Gerrit Berckheyde, 'The Interior of the Grote Kerk, Haarlem', 1673
Full title | The Interior of the Grote Kerk, Haarlem |
---|---|
Artist | Gerrit Berckheyde |
Artist dates | 1638 - 1698 |
Date made | 1673 |
Medium and support | oil on wood |
Dimensions | 60.8 × 84.9 cm |
Inscription summary | Signed; Dated and inscribed |
Acquisition credit | Bought, 1895 |
Inventory number | NG1451 |
Location | Not on display |
Collection | Main Collection |
Haarlem’s Grote Kerk is filled with people, though they are dwarfed by the architecture of the church. Gerrit Berckheyde painted the exterior of Haarlem’s most important church many times, but interior scenes of the same building by his hand are much rarer.
With a few exceptions, the vast congregation listens attentively to the preacher at the pulpit, whose gesture is repeated in that of the painted Christ barely visible on the open organ shutter high above the church’s choir. Similarly, a man in the left foreground lifts his finger to two children, seemingly telling them off for something they've just done. They are likely orphans – Berckheyde has positioned them next to the alms chest, where people could donate money to the orphanage.
Haarlem’s Grote Kerk is filled with people, though they are dwarfed by the architecture of the church, a vast space with a brass chandelier dangling in the centre. The painting’s orientation emphasises the pulpit, where the preacher would stand to read the sermon, an essential part of the liturgy in the Dutch Reformed Church.

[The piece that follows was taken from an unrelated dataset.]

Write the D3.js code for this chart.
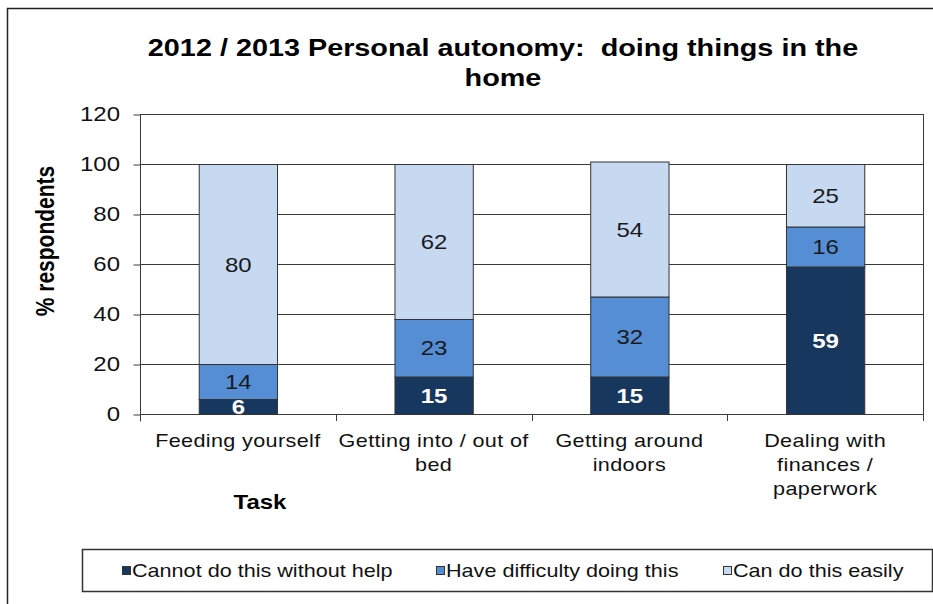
<!DOCTYPE html>
<html>
<head>
<meta charset="utf-8">
<script src="https://cdn.jsdelivr.net/npm/d3@7"></script>
<style>
  html, body { margin: 0; padding: 0; background: #fff; }
  svg { display: block; font-family: "Liberation Sans", Arial, sans-serif; }
</style>
</head>
<body>
<svg id="chart" width="933" height="604"></svg>
<script>
// ---- data ----
const titleLines = ["2012 / 2013 Personal autonomy:  doing things in the", "home"];
const categories = ["Feeding yourself", "Getting into / out of bed", "Getting around indoors", "Dealing with finances / paperwork"];
const categoryLines = [["Feeding yourself"], ["Getting into / out of", "bed"], ["Getting around", "indoors"], ["Dealing with", "finances /", "paperwork"]];
const seriesNames = ["Cannot do this without help", "Have difficulty doing this", "Can do this easily"];
const cannotValues = [6, 15, 15, 59];
const difficultyValues = [14, 23, 32, 16];
const easilyValues = [80, 62, 54, 25];
const yTicks = [0, 20, 40, 60, 80, 100, 120];
const yAxisTitle = "% respondents";
const xAxisTitle = "Task";

// ---- styles ----
const colors = ["#17375e", "#558ed5", "#c6d9f1"];
const labelColors = ["#ffffff", "#1a1a1a", "#1a1a1a"];
const labelWeights = ["bold", "normal", "normal"];
const SX = 1.2; // horizontal stretch of the reference's text
const lineColor = "#3a3a3a";

const svg = d3.select("#chart");

function txt(parent, x, y, s, o) {
  o = o || {};
  return parent.append("text")
    .attr("transform", `translate(${x},${y}) scale(${SX},1)`)
    .attr("text-anchor", o.anchor || "middle")
    .attr("font-size", o.size || 20)
    .attr("font-weight", o.weight || "normal")
    .attr("fill", o.fill || "#000")
    .attr("letter-spacing", o.ls || 0)
    .text(s);
}

// outer frame
svg.append("rect").attr("x", 7.5).attr("y", 8.5).attr("width", 940).attr("height", 620)
  .attr("fill", "none").attr("stroke", "#222").attr("stroke-width", 1.5);

// title
titleLines.forEach((t, i) => txt(svg, 503, 56 + i * 30, t, { size: 24, weight: "bold" }).style("white-space", "pre"));

// plot geometry
const plotL = 140, plotR = 923, plotT = 114, plotB = 414;
const x = d3.scaleBand().domain(categories).range([plotL, plotR]).paddingInner(0.6).paddingOuter(0.3);
const y = d3.scaleLinear().domain([0, 120]).range([plotB, plotT]);

// gridlines
svg.append("g").selectAll("line").data(yTicks.filter(d => d > 0)).join("line")
  .attr("x1", plotL).attr("x2", plotR)
  .attr("y1", d => Math.round(y(d)) + 0.5).attr("y2", d => Math.round(y(d)) + 0.5)
  .attr("stroke", lineColor).attr("stroke-width", 1);
// right border
svg.append("line").attr("x1", plotR + 0.5).attr("x2", plotR + 0.5).attr("y1", plotT).attr("y2", plotB + 7)
  .attr("stroke", lineColor).attr("stroke-width", 1);

// y axis
const yAxis = d3.axisLeft(y).tickValues(yTicks).tickSize(7).tickPadding(6).tickFormat(d3.format("d"));
const gy = svg.append("g").attr("transform", `translate(${plotL + 0.5},0.5)`).call(yAxis);
gy.select(".domain").attr("stroke", lineColor).attr("d", `M0,${plotT}V${plotB + 7}`);
gy.selectAll(".tick line").attr("stroke", lineColor);
gy.selectAll(".tick text").remove();
yTicks.forEach(v => txt(svg, 120, y(v) + 7, String(v), { size: 20, anchor: "end", fill: "#111" }));

// x axis baseline + boundary ticks
svg.append("line").attr("x1", plotL).attr("x2", plotR + 1).attr("y1", plotB + 0.5).attr("y2", plotB + 0.5)
  .attr("stroke", lineColor).attr("stroke-width", 1);
const step = x.step();
const bounds = d3.range(categories.length + 1).map(i => plotL + i * step);
svg.append("g").selectAll("line").data(bounds).join("line")
  .attr("x1", d => Math.round(d) + 0.5).attr("x2", d => Math.round(d) + 0.5)
  .attr("y1", plotB).attr("y2", plotB + 7)
  .attr("stroke", lineColor);

// stacked bars
const rows = categories.map((c, i) => ({ cat: c, s0: cannotValues[i], s1: difficultyValues[i], s2: easilyValues[i] }));
const stack = d3.stack().keys(["s0", "s1", "s2"])(rows);
stack.forEach((layer, li) => {
  const g = svg.append("g");
  g.selectAll("rect").data(layer).join("rect")
    .attr("x", d => x(d.data.cat) + 0.5)
    .attr("y", d => y(d[1]) + 0.5)
    .attr("width", x.bandwidth())
    .attr("height", d => y(d[0]) - y(d[1]))
    .attr("fill", colors[li])
    .attr("stroke", "#333").attr("stroke-width", 1);
  layer.forEach(d => {
    const v = d[1] - d[0];
    txt(g, x(d.data.cat) + x.bandwidth() / 2 + 0.5, (y(d[0]) + y(d[1])) / 2 + 7.5, String(v),
      { size: 20, weight: labelWeights[li], fill: labelColors[li] });
  });
});

// category labels
categoryLines.forEach((lines, i) => {
  const cx = x(categories[i]) + x.bandwidth() / 2;
  lines.forEach((ln, j) => txt(svg, cx, 447 + j * 24, ln, { size: 18, fill: "#111", ls: 0.3 }));
});

// axis titles
txt(svg, 260, 509, xAxisTitle, { size: 20, weight: "bold" });
svg.append("text")
  .attr("transform", `translate(54,241) rotate(-90) scale(1,${SX})`)
  .attr("text-anchor", "middle").attr("font-size", 21).attr("font-weight", "bold")
  .text(yAxisTitle);

// legend
svg.append("rect").attr("x", 82.5).attr("y", 549.5).attr("width", 850).attr("height", 42)
  .attr("fill", "#fff").attr("stroke", "#333").attr("stroke-width", 1.5);
const legendX = [122, 436, 723];
seriesNames.forEach((n, i) => {
  svg.append("rect").attr("x", legendX[i] + 0.5).attr("y", 566.5).attr("width", 8).attr("height", 8)
    .attr("fill", colors[i]).attr("stroke", "#333").attr("stroke-width", 1);
  txt(svg, legendX[i] + 10, 577, n, { size: 18, anchor: "start", fill: "#111" });
});
</script>
</body>
</html>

With a few exceptions, like the boy petting his dog, the congregation seems to listen attentively to the preacher, who lifts his finger in what is either a moralising gesture or a pointing acknowledgement of God above. The gesture is repeated by the man on the left side of the foreground, who seems to be telling off two young children. The one on the left is leaning on what has been identified as an alms chest, intended for collections for the local orphanage. The children are probably orphans, and the sign above the chest includes carved figures of an orphan girl and boy.
Close inspection of the painting reveals other small but meaningful details. In the choir high above the congregation is an organ, its shutter open. The right shutter door features a depiction of the Resurrection, and the painted Christ seems to be making the same gesture as the preacher and the man telling off the orphans, creating a visual parallel across the composition. There is another richly decorated organ on the right wall of the aisle, and one of the panels surrounding the preacher’s pulpit is inscribed with Psalm 138. Berckheyde has signed his painting on the stone paving in the foreground, along with the year 1673.
There is another painting by Gerrit Berckheyde in the National Gallery’s collection that depicts the exterior of the same church. The building was one of Berckheyde’s favourite subjects, though interior views by his hand are much rarer than exterior ones. This might have had something to do with his brother Job, who was more experienced in the interior genre. Another prolific painter of churches and church interiors, Pieter Saenredam, also painted the same interior some decades before.
A similar view of Haarlem’s most important church during a sermon was engraved by Jan van de Velde, after a drawing by Saenredam. This was made for a 1628 book that celebrated the city, which may have been the source that originally inspired Berckheyde’s painting.